Em vez de detalhar as violências, os prisioneiros, os feridos, os mortos, as humilhações, as destruições, as expulsões ao longo destas imagens, eu gostaria de mostrar apenas um aspeto, aquele do retrato voluntário, como, precisamente, uma interação entre os atores da fotografia. Se o homem torturado pelo Shabak (foto B'tselem, 1998) tem um rosto dissimulado, se alguns escondem os seus rostos por prudência (Kratsman, Belém, 1993), outros optam por se mostrar com os rostos descobertos, como Zakaria Zubeidi, um dos líderes da resistência em Jenin, cujos traços os serviços israelitas ignoram e que, por orgulho, pede ao fotógrafo Miki Kratsman para tirar uma fotografia dele, um gesto talvez imprudente, mas digno e orgulhoso (Kratsman vai exibir outro retrato de Zubaidi de pé à entrada da sua exposição no Museu de Israel). Outra interação em pé de igualdade entre fotógrafo e fotografado para testemunhar em detrimento do pudor, Daoud Atyia, 19 anos, fotografado quase nu por Micha Kirschner em 1984, inválido em resultado de ferimentos infligidos pela polícia fronteiriça israelita, que o impedem de permanecer de pé; e também a jovem, fotografada por Anat Saragusti, em 1983, que levanta a sua blusa e abre as calças para mostrar a cicatriz do seu ferimento de bala, um gesto impúdico mas orgulhoso, assumido pela fotografada que simplesmente quer testemunhar, sem ódio, sem reivindicação.

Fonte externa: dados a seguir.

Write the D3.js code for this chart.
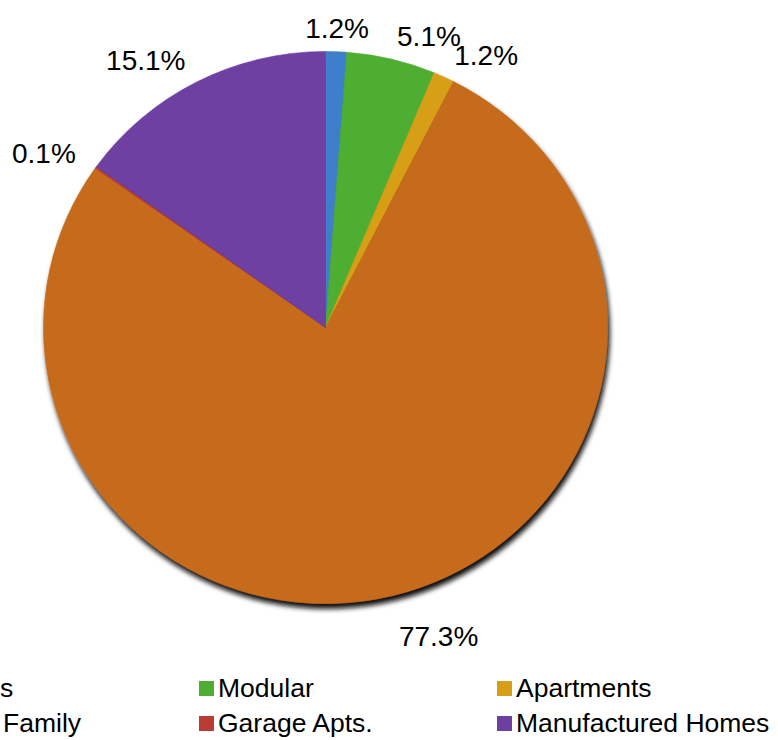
<!DOCTYPE html>
<html>
<head>
<meta charset="utf-8">
<script src="https://cdn.jsdelivr.net/npm/d3@7/dist/d3.min.js"></script>
<style>
  html, body { margin: 0; padding: 0; background: #fff; }
  svg { display: block; }
  text { font-family: "Liberation Sans", Arial, sans-serif; fill: #000; }
</style>
</head>
<body>
<svg id="chart" width="778" height="740"></svg>
<script>
// ---- data ----
const categories = ["Condos", "Modular", "Apartments", "Single Family", "Garage Apts.", "Manufactured Homes"];
const values = [1.2, 5.1, 1.2, 77.3, 0.1, 15.1];
const colors = ["#3d7fcc", "#4dae33", "#d79f17", "#c66a1f", "#b93c34", "#6e3fa2"];
// pie slice order (clockwise from 12 o'clock)
const sliceOrder = ["Condos", "Modular", "Apartments", "Single Family", "Garage Apts.", "Manufactured Homes"];

const svg = d3.select("#chart");

// ---- geometry ----
const cx = 325.5, cy = 327.5, ry = 276, rx = 282;
const sx = rx / ry;

const defs = svg.append("defs");
const f = defs.append("filter").attr("id", "shadow")
  .attr("x", "-10%").attr("y", "-10%").attr("width", "125%").attr("height", "125%");
f.append("feDropShadow").attr("dx", 2).attr("dy", 5).attr("stdDeviation", 2.8)
  .attr("flood-color", "#111").attr("flood-opacity", 1);

const color = d3.scaleOrdinal().domain(categories).range(colors);
const data = sliceOrder.map(c => ({ name: c, value: values[categories.indexOf(c)] }));

const pie = d3.pie().value(d => d.value).sort(null);
const arcs = pie(data);
const arc = d3.arc().innerRadius(0).outerRadius(ry);

const pieG = svg.append("g")
  .attr("filter", "url(#shadow)")
  .append("g")
  .attr("transform", `translate(${cx},${cy}) scale(${sx},1)`);

pieG.selectAll("path").data(arcs).join("path")
  .attr("d", arc)
  .attr("fill", d => color(d.data.name))
  .attr("stroke", d => color(d.data.name))
  .attr("stroke-width", 0.6);

// ---- labels ----
const fmt = v => d3.format(".1f")(v) + "%";
const labelR = 300;
const labelG = svg.append("g");
arcs.forEach(a => {
  const mid = (a.startAngle + a.endAngle) / 2;
  const s = Math.sin(mid), c = Math.cos(mid);
  const px = cx + sx * labelR * s;
  let py = cy - labelR * c;
  let anchor = Math.abs(s) < 0.1 ? "middle" : (s > 0 ? "start" : "end");
  if (c < -0.5) py += 17;
  labelG.append("text")
    .attr("x", px).attr("y", py)
    .attr("dy", "0.35em")
    .attr("text-anchor", anchor)
    .attr("font-size", 28)
    .text(fmt(a.data.value));
});

// ---- legend ----
const legendCols = [-97, 199, 497];
const legendRows = [681, 716];
const leg = svg.append("g");
categories.forEach((c, i) => {
  const col = i % 3, row = Math.floor(i / 3);
  const x = legendCols[col], y = legendRows[row];
  leg.append("rect").attr("x", x).attr("y", y).attr("width", 15).attr("height", 15)
    .attr("fill", color(c));
  leg.append("text").attr("x", x + 19).attr("y", y + 15.5)
    .attr("font-size", 26.5)
    .text(c);
});
</script>
</body>
</html>
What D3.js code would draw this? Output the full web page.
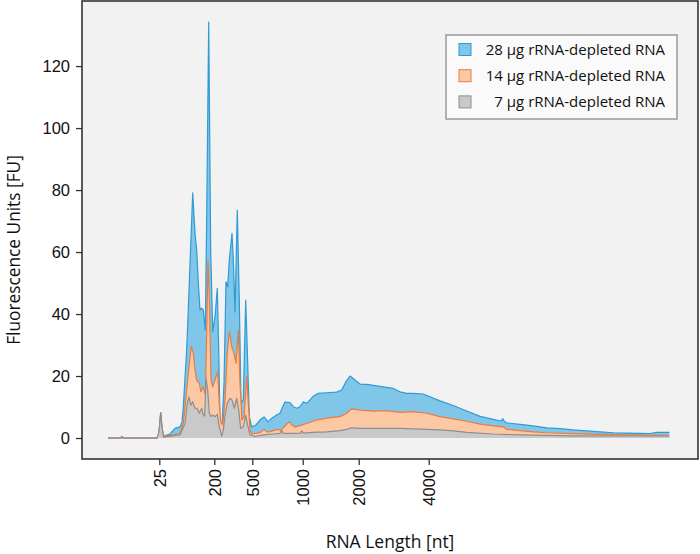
<!DOCTYPE html>
<html>
<head>
<meta charset="utf-8">
<script src="https://cdn.jsdelivr.net/npm/d3@7"></script>
<style>
  body { margin: 0; background: #fff; }
  svg { display: block; }
</style>
</head>
<body>
<svg width="700" height="554"></svg>
<script>

// migration time [s] vs fluorescence [FU]
const rna28 = [
    [17.6, 0], [19.0, 0], [20.8, 0], [22.5, 0], [22.7, 1], [22.87, 8.1], [23.0, 3.2], [23.15, 0.6],
    [23.8, 1.3], [24.3, 3.1], [24.8, 3.6], [25.0, 5.2], [25.13, 10.1], [25.47, 28.4], [25.73, 49.9],
    [26.07, 79.1], [26.3, 66.1], [26.47, 60.6], [26.63, 50], [26.8, 41.3], [26.97, 41.9], [27.13, 41.3],
    [27.33, 34.8], [27.47, 71.4], [27.67, 134.2], [27.87, 60.6], [28.07, 34.3], [28.3, 39.1],
    [28.53, 48.3], [28.67, 28.4], [28.8, 5.3], [29.0, 3.6], [29.2, 17.6], [29.4, 50.4], [29.57, 48.8],
    [29.73, 57.4], [30.0, 66], [30.13, 57.4], [30.3, 40.7], [30.53, 73.5], [30.73, 44.5], [30.9, 11.2],
    [31.13, 12.3], [31.37, 44.5], [31.53, 28.4], [31.73, 6.9], [31.97, 3.6], [32.4, 4.2], [32.8, 5.8],
    [33.2, 6.8], [33.4, 6.1], [33.6, 5.2], [33.97, 6.4], [34.47, 7.4], [34.8, 8.0], [35.07, 10.1],
    [35.3, 11.6], [35.8, 11.4], [36.13, 10.1], [36.47, 9.6], [36.8, 10.1], [37.13, 11.7], [37.47, 11.2],
    [37.8, 12.3], [38.13, 13.5], [38.63, 14.4], [39.47, 14.6], [40.47, 14.8], [40.97, 15.5], [41.4, 18.2],
    [41.8, 20], [42.3, 18.7], [42.8, 17.4], [43.47, 17.3], [44.13, 17], [45.13, 16.5], [46.13, 16],
    [46.8, 14.9], [47.47, 14.4], [48.13, 14.4], [49.13, 14.2], [49.8, 13.3], [50.8, 12], [52.13, 10.5],
    [53.47, 8.7], [54.8, 7], [56.13, 6], [56.87, 5.5], [57.07, 6.2], [57.27, 5.2], [57.47, 4.9],
    [58.8, 4.4], [60.13, 3.9], [61.47, 3.3], [62.8, 3.0], [64.13, 2.6], [65.47, 2.3], [66.8, 2.0],
    [68.13, 1.7], [69.47, 1.6], [70.8, 1.5], [71.8, 1.45], [72.47, 1.8], [73.73, 1.8]
];

const rna14 = [
    [17.6, 0], [18.8, 0], [19.0, 0.5], [19.2, 0], [22.5, 0], [22.7, 1.9], [22.87, 8.1], [23.0, 3.2],
    [23.15, 0.5], [24.13, 1], [24.8, 1.5], [25.13, 4.7], [25.47, 15.5], [25.73, 24.1], [25.93, 29.5],
    [26.13, 27.3], [26.3, 21.9], [26.47, 18.7], [26.73, 17.6], [26.9, 14.9], [27.13, 16.5], [27.33, 13.9],
    [27.47, 33.8], [27.6, 57.4], [27.73, 44.5], [27.9, 18.7], [28.07, 16.5], [28.3, 18.7], [28.57, 21.4],
    [28.73, 11.2], [28.87, 5.3], [29.07, 4.2], [29.3, 12.3], [29.53, 27.3], [29.73, 34.3], [29.97, 29.5],
    [30.2, 27.3], [30.4, 24.1], [30.63, 34.8], [30.8, 17.6], [31.0, 5.8], [31.2, 6.9], [31.47, 19.8],
    [31.63, 11.2], [31.8, 2.6], [32.0, 1.3], [32.8, 1.7], [33.2, 2.8], [33.47, 2.0], [33.73, 2.0],
    [34.1, 2.4], [34.63, 2.8], [34.87, 2.4], [35.07, 3.1], [35.47, 4.5], [35.73, 5.2], [35.97, 4.2],
    [36.3, 3.6], [36.8, 4.0], [37.47, 4.7], [38.47, 5.8], [39.47, 6.4], [40.8, 6.9], [41.47, 8.0],
    [41.97, 9.4], [42.8, 9.0], [44.13, 8.7], [45.47, 8.8], [46.8, 8.3], [48.13, 8.5], [49.47, 8.0],
    [50.8, 6.9], [52.13, 6.2], [53.47, 5.4], [54.8, 4.5], [56.13, 3.9], [57.13, 3.6], [57.47, 2.8],
    [58.8, 2.4], [60.13, 2.0], [61.47, 1.7], [64.13, 1.4], [66.8, 1.2], [69.47, 1.0], [73.73, 0.9]
];

const rna7 = [
    [17.6, 0], [18.8, 0], [19.0, 0.3], [19.2, 0], [22.5, 0], [22.7, 1.9], [22.87, 8.1], [23.0, 3.2],
    [23.15, 0.3], [24.8, 1.0], [25.3, 4.7], [25.53, 11.2], [25.7, 13.3], [25.87, 10.6], [26.07, 11.7],
    [26.3, 9.6], [26.5, 9.6], [26.73, 8.0], [26.97, 9.6], [27.13, 7.4], [27.27, 7.1], [27.4, 19.3],
    [27.57, 15.5], [27.73, 8.0], [27.9, 6.9], [28.07, 7.4], [28.3, 6.9], [28.53, 7.6], [28.73, 3.6],
    [28.97, 0.6], [29.13, 2.6], [29.33, 8.0], [29.53, 11.2], [29.8, 12.8], [30.0, 12.3], [30.23, 9.6],
    [30.47, 12.8], [30.67, 9.0], [30.87, 3.1], [31.13, 3.6], [31.37, 7.4], [31.53, 4.7], [31.8, 1.0],
    [32.3, 0.5], [33.13, 1.0], [34.1, 1.3], [34.8, 1.5], [34.97, 2.4], [35.1, 1.5], [36.13, 1.5],
    [36.85, 1.6], [36.97, 2.3], [37.13, 1.6], [38.1, 1.8], [39.47, 2.0], [40.8, 2.4], [41.47, 2.8],
    [41.97, 3.3], [42.8, 3.1], [44.13, 3.1], [46.8, 3.1], [49.47, 2.8], [50.8, 2.6], [52.13, 2.3],
    [53.47, 1.8], [56.13, 1.3], [58.8, 1.0], [64.13, 0.7], [73.73, 0.65]
];

// ladder: size [nt] and the migration time it sits at
const ladderNt = [25, 200, 500, 1000, 2000, 4000];
const ladderTime = [22.73, 28.23, 32.03, 37.07, 42.67, 49.67];

const yTicks = [0, 20, 40, 60, 80, 100, 120];
const seriesNames = ['28 µg rRNA-depleted RNA', '14 µg rRNA-depleted RNA', '7 µg rRNA-depleted RNA'];

const series = [
    { data: rna28, fill: '#80c6e8', stroke: '#2e9bd6' },
    { data: rna14, fill: '#fdc9a5', stroke: '#ee7a3a' },
    { data: rna7, fill: '#c9c9c9', stroke: '#8e8e8e' }
];

const margin = { top: 1, left: 82 };
const width = 616, height = 458;

const svg = d3.select('svg');
const g = svg.append('g').attr('transform', `translate(${margin.left}, ${margin.top})`);

const x = d3.scaleLinear().domain([15, 76.6]).range([0, width]);
const y = d3.scaleLinear().domain([-6.77, 141]).range([height, 0]);

// plot background
g.append('rect')
    .attr('width', width)
    .attr('height', height)
    .style('fill', '#f2f2f2');

const area = d3.area()
    .x(d => x(d[0]))
    .y0(y(0))
    .y1(d => y(d[1]));
const line = d3.line()
    .x(d => x(d[0]))
    .y(d => y(d[1]));

series.forEach(s => {
    g.append('path')
        .datum(s.data)
        .attr('d', area)
        .style('fill', s.fill);
    g.append('path')
        .datum(s.data)
        .attr('d', line)
        .style('fill', 'none')
        .style('stroke', s.stroke)
        .style('stroke-width', 1.2)
        .style('stroke-linejoin', 'round');
});

// axes
const yAxis = g.append('g')
    .call(d3.axisLeft(y).tickValues(yTicks).tickSize(6).tickPadding(6));
const xAxis = g.append('g')
    .attr('transform', `translate(0, ${height})`)
    .call(d3.axisBottom(x).tickValues(ladderTime).tickSize(6)
        .tickFormat((d, i) => ladderNt[i]));

[xAxis, yAxis].forEach(a => {
    a.select('.domain').remove();
    a.selectAll('line').style('stroke', '#333').style('stroke-width', 1.3);
    a.selectAll('text')
        .style('font-family', '"Liberation Sans", Arial, sans-serif')
        .style('font-size', '16.5px')
        .style('fill', '#111');
});

xAxis.selectAll('text')
    .attr('transform', 'rotate(-90)')
    .attr('x', -10)
    .attr('y', 0)
    .attr('dy', '0.35em')
    .style('text-anchor', 'end');

// frame
g.append('rect')
    .attr('width', width)
    .attr('height', height)
    .style('fill', 'none')
    .style('stroke', '#333')
    .style('stroke-width', 1.6);

// axis titles
svg.append('text')
    .attr('transform', `translate(14, 250) rotate(-90)`)
    .attr('dy', '0.35em')
    .style('text-anchor', 'middle')
    .style('font-family', '"Open Sans", sans-serif')
    .style('font-size', '17.3px')
    .style('fill', '#111')
    .text('Fluorescence Units [FU]');

svg.append('text')
    .attr('x', 390)
    .attr('y', 542)
    .attr('dy', '0.35em')
    .style('text-anchor', 'middle')
    .style('font-family', '"Open Sans", sans-serif')
    .style('font-size', '17.5px')
    .style('fill', '#111')
    .text('RNA Length [nt]');

// legend
const legend = svg.append('g').attr('transform', 'translate(446, 35)');
legend.append('rect')
    .attr('width', 231)
    .attr('height', 84)
    .style('fill', '#fafafa')
    .style('stroke', '#9a9a9a')
    .style('stroke-width', 1.5);

const rows = legend.selectAll('g.row')
    .data(series)
    .enter()
    .append('g')
    .attr('class', 'row')
    .attr('transform', (d, i) => `translate(0, ${14.5 + i * 26.2})`);
rows.append('rect')
    .attr('x', 13)
    .attr('y', -6)
    .attr('width', 12)
    .attr('height', 12)
    .style('fill', d => d.fill)
    .style('stroke', d => d.stroke)
    .style('stroke-width', 1);
rows.append('text')
    .attr('x', 219)
    .attr('dy', '0.35em')
    .style('text-anchor', 'end')
    .style('font-family', '"Open Sans", sans-serif')
    .style('font-size', '15px')
    .style('fill', '#111')
    .text((d, i) => seriesNames[i]);

</script>
</body>
</html>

Já mencionei a Sra. Abu Zaheir (ou Zohrir), que quer que as lesões nas pernas sejam fotografadas, mas que não se quer despir em frente ao fotógrafo, Miki Kratsman, um homem, judeu ainda por cima: ela negoceia o enquadramento, negando ao fotógrafo um papel dominante, mas aceitando que a fotografia (regulada por Kratsman, desencadeada pelo intérprete, uma mulher árabe) seja difundida, tendo entendido muito bem a diferença entre o evento fotografado e o seu resultado. Orgulho resistente ou desejo resiliente de testemunhar, estas fotografias são exemplos deste "contrato civil" entre os participantes no evento fotográfico, nos antípodas da clássica dominação fotográfica: é também isso que a Palestina nos pode ensinar.